This past Wednesday, we were privileged to attend Trinity’s Mission Day, which was like a one-day mini-conference on Anglican missionary work. We were in workshops and discussions and gatherings all day, and of course, I knit the whole time. As I sat there, listening to the stories of those who have spent their lives doing daring things for the Kingdom of God, I looked at my sock and felt a little silly. Was I really going to push myself to meet a completely arbitrary, self-imposed knitting deadline when there are so many bigger needs to put real effort into? This is a question I am going to have to ponder in a more long-term fashion.
But for now, the answer is yes. Because I am ornery.
I finished the Fuscia Kilt Hose today with about 8 hours to spare before the close of (s)October.
There was some discussion the other day about what the singular of “hose” is. Is it hosen? hoser? hosum? ho?
Pattern Review: “Scottische Kilt Hose” in Nancy Bush’s Folk Socks are probably the largest pair of socks in the book. But, frankly, the gauge is not that tiny, so they go surprisingly fast. Don’t quote me on that, though – This is my third pair of knee-length socks in five months. My perspective is a little skewed. My gauge was a little finer than recommended in the book – 8 st/in on US2 needles – so I adjusted the pattern as follows: I cast on 91 stitches, did an extra repeat of the argyle lace, and in the main body of the sock I added 1 stitch to the stockinette portion of the rib so there are 6 knits in between. You’ll know what I mean if you do it, I think. All other changes were proportional, so you’ll have to figure that out for yourself. The little lace bit down the leg and foot was repetitive, but not mind-numbing. The fold-over faux-argyle lace is quite charming, as is the picot edge (though attaching the hem was among the most fiddly manouvers I’ve ever performed). And when I’m wearing pants, I can just flip the fold-over bit back up over my knees, and the socks will stay on even better.
I suspected it, but it was completely confirmed after pair #3, that the real reason I love knee length socks is that I think calf decreases along a fake seam line are incredibly sexy.
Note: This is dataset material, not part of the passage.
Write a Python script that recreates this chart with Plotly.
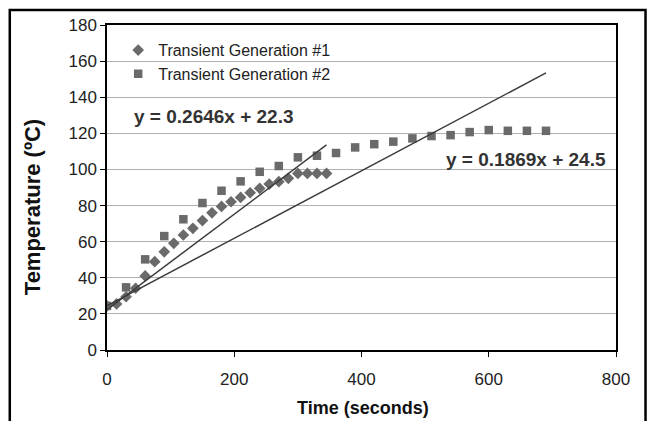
import plotly.graph_objects as go

# Transient Generation #1 (diamonds)
t1 = [0, 15, 30, 45, 60, 75, 90, 105, 120, 135, 150, 165, 180, 195, 210, 225,
      240, 255, 270, 285, 300, 315, 330, 345]
temp1 = [24.4, 25.5, 29.5, 34.2, 41.0, 48.9, 54.4, 59.1, 63.7, 67.4, 71.7, 76.0,
         79.5, 82.1, 84.5, 87.1, 89.5, 91.9, 93.2, 95.1, 97.8, 97.8, 97.8, 97.8]

# Transient Generation #2 (squares)
t2 = [0, 30, 60, 90, 120, 150, 180, 210, 240, 270, 300, 330, 360, 390, 420, 450,
      480, 510, 540, 570, 600, 630, 660, 690]
temp2 = [24.4, 34.7, 50.2, 63.1, 72.4, 81.4, 88.2, 93.4, 98.7, 101.9, 106.7, 107.6,
         109.1, 112.2, 114.0, 115.4, 117.2, 118.5, 119.0, 120.7, 121.8, 121.4, 121.4, 121.4]

# Linear trendlines (slope, intercept)
fit1 = [0.2646, 22.3]
fit2 = [0.1869, 24.5]

series_names = ["Transient Generation #1", "Transient Generation #2"]
x_ticks = [0, 200, 400, 600, 800]
y_ticks = [0, 20, 40, 60, 80, 100, 120, 140, 160, 180]

FONT = "Arial, Liberation Sans, sans-serif"
MARK = "#6a6a6a"
LINE = "#3c3c3c"

fig = go.Figure()

def trend(xs, fit):
    xr = [min(xs), max(xs)]
    return xr, [fit[0] * v + fit[1] for v in xr]

lx1, ly1 = trend(t1, fit1)
lx2, ly2 = trend(t2, fit2)

fig.add_trace(go.Scatter(x=t1, y=temp1, mode="markers", name=series_names[0],
                         marker=dict(symbol="diamond", size=9, color=MARK)))
fig.add_trace(go.Scatter(x=t2, y=temp2, mode="markers", name=series_names[1],
                         marker=dict(symbol="square", size=8.5, color=MARK)))
fig.add_trace(go.Scatter(x=lx1, y=ly1, mode="lines", showlegend=False,
                         line=dict(color=LINE, width=1.5)))
fig.add_trace(go.Scatter(x=lx2, y=ly2, mode="lines", showlegend=False,
                         line=dict(color=LINE, width=1.5)))

def eq_text(fit):
    return f"y = {fit[0]:.4f}x + {fit[1]:.1f}"

fig.add_annotation(x=0.21, y=0.72, xref="paper", yref="paper", xanchor="center",
                   yanchor="middle", text=eq_text(fit1), showarrow=False,
                   font=dict(family=FONT, size=19, color="#333333", weight="bold"))
fig.add_annotation(x=0.823, y=0.585, xref="paper", yref="paper", xanchor="center",
                   yanchor="middle", text=eq_text(fit2), showarrow=False,
                   font=dict(family=FONT, size=19, color="#333333", weight="bold"))

# axis titles placed as in the reference
fig.add_annotation(x=-0.147, y=0.44, xref="paper", yref="paper", xanchor="center",
                   yanchor="middle", text="Temperature (ºC)", textangle=-90,
                   showarrow=False,
                   font=dict(family=FONT, size=22, color="#111111", weight="bold"))
fig.add_annotation(x=0.503, y=-0.178, xref="paper", yref="paper", xanchor="center",
                   yanchor="middle", text="Time (seconds)", showarrow=False,
                   font=dict(family=FONT, size=18, color="#111111", weight="bold"))

# white legend background hiding part of the gridline
fig.add_shape(type="rect", xref="paper", yref="paper", x0=0.0, x1=0.568,
              y0=0.815, y1=0.985, fillcolor="white", line_width=0, layer="between")

# outer frame
fig.add_shape(type="rect", xref="paper", yref="paper",
              x0=-0.191, x1=1.058, y0=-0.35, y1=1.046,
              line=dict(color="black", width=2.5), fillcolor="rgba(0,0,0,0)")

fig.update_layout(
    width=652, height=421,
    margin=dict(l=107, r=36, t=25, b=71),
    paper_bgcolor="white", plot_bgcolor="white",
    font=dict(family=FONT, size=16, color="#1a1a1a"),
    showlegend=True,
    legend=dict(x=0.022, y=0.975, xanchor="left", yanchor="top",
                bgcolor="rgba(0,0,0,0)", font=dict(size=16, color="#222222"),
                tracegroupgap=0, itemwidth=30),
)
fig.update_xaxes(range=[0, 800], tickvals=x_ticks, showgrid=False, zeroline=False,
                 showline=True, linecolor="black", linewidth=1.5, mirror=True,
                 ticks="outside", ticklen=5, tickcolor="black", ticklabelstandoff=8,
                 tickfont=dict(size=17, color="#222222"))
fig.update_yaxes(range=[0, 180], tickvals=y_ticks, showgrid=True, gridcolor="#b0b0b0",
                 gridwidth=1.3, zeroline=False, showline=True, linecolor="black",
                 linewidth=1.5, mirror=True, ticks="outside", ticklen=5, tickcolor="black",
                 tickfont=dict(size=17, color="#222222"))

fig.write_html("out.html")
Yarn review: The only reason I am using this yarn – “Nature Spun Fingering” by Brown Sheep – is because I inherited it from Jonica after it made her fingers bleed. So if your digits are in any way sensitive, this is not the yarn for you. I didn’t mind working with it at all – but then again, I’ve almost worn off my fingerprints. I like the way it is a bit heathered and interesting looking, and it was a dream after Pace (God bless Universal Yarns, but really, I think anything might be better than Pace). Not to mention that there was so much yardage in this stuff that I finished both socks with only 2.25 50-gram balls! The stuff has other drawbacks, though. It is quite fine, so it really should be used at a tighter gauge than I did if you want it to stand the test of footwear. (I don’t mind because I think these will be special occasion socks.) Also, it is not machine washable, so don’t set yourself up for tragedy.
Because of the flipped cuff, and the fact that most socks shorten when they stretch over the leg, I was a little curious as to how many inches of tube I had actually knit to accomplish these socks:
…Yeah. 50 inches. Fear me, the universe… I can… knit long tubes.
Now the real question is, why don’t I own a kilt?